La zona d'interesse
di Martin Amis
Einaudi 2015
Ho visto il film tratto dal romanzo di Martin Amis La zona di interesse; solo dopo ho letto il libro, spinta da una grande curiosità, e infine ho letto un articolo di Naomi Klein su "Internazionale" del 22/28 marzo dal titolo "Se il genocidio è un rumore di fondo", che commentava le parole che il regista del film, Jonathan Glazer, ha pronunciato alla cerimonia degli Oscar. Se potete, andate a vedere il film, leggete il libro e anche l’articolo di Klein.
Ancor più del film, il libro scava dentro il buio, l’incomprensibilità, la follia e la normalità della vita e della morte negli anni della Shoah. E lo fa dando voce a tre uomini: Golo Thomsen, un giovane ufficiale viveur, nipote e protetto di un pezzo grosso della gerarchia nazista; Paul Doll, il comandante del campo di concentramento, un gerarca stupido e convinto di ciò che fa; e infine Szmul, il comandante del sonderkommando: Primo Levi direbbe di lui un “sommerso” e infatti, nello scorrere della vicenda, lo spazio che l’Autore dà alle parole di Szmul è sempre minore, mentre le sue azioni in un certo senso riscattano l’umanità di tutti noi.
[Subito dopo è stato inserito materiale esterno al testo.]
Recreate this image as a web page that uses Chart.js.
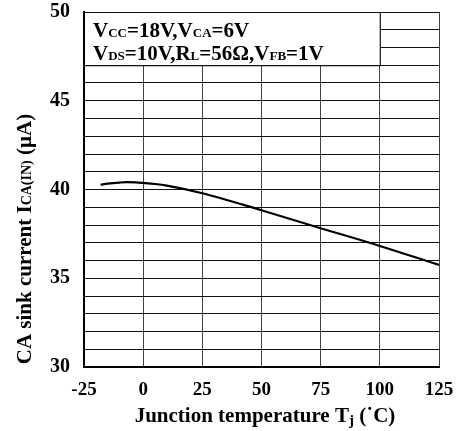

Amis sceglie significativamente di scrivere – cioè lasciare – in tedesco alcune parole, quelle legate alla sessualità in senso volgare e quelle relative alla gerarchia e all’organizzazione nazista. Come a dire che la dittatura nazista era e resta, in fondo, questo: volgarità e organizzazione. Nella postfazione, oltre a citare la mole di studi consultati per la stesura del romanzo, Amis tiene a precisare di non aver mai voluto nominare direttamente “Adolf Hitler”: lo mette proprio tra virgolette, come non fosse il nome di un essere umano, ma una citazione, una figura, un qualcosa di messo da parte e “più gestibile”, scrive Amis.
Al “rumore di fondo” così magistralmente rappresentato nel film, vorrei associare le ultime riflessioni di Amis intorno alle congiunzione warum, in tedesco nel testo, che significa perché, e cioè come può essere successo tutto questo? Si può dire che non c’è nessun perché, che non si debba proprio cercare, come fosse un comandamento (non cercherai perché, o meglio risposte) o se si possa, anzi debba anche solo cercare.
Prestare più attenzione possibile a tutto ciò che succede più o meno vicino a noi e chiederci sempre il senso di ciò che si fa e di ciò che facciamo. Mi sembrano due suggerimenti, che ci vengono dalla letteratura e dal cinema, interessanti e utili anche per il tempo che viviamo oggi, come ha sottolineato giustamente Glazer.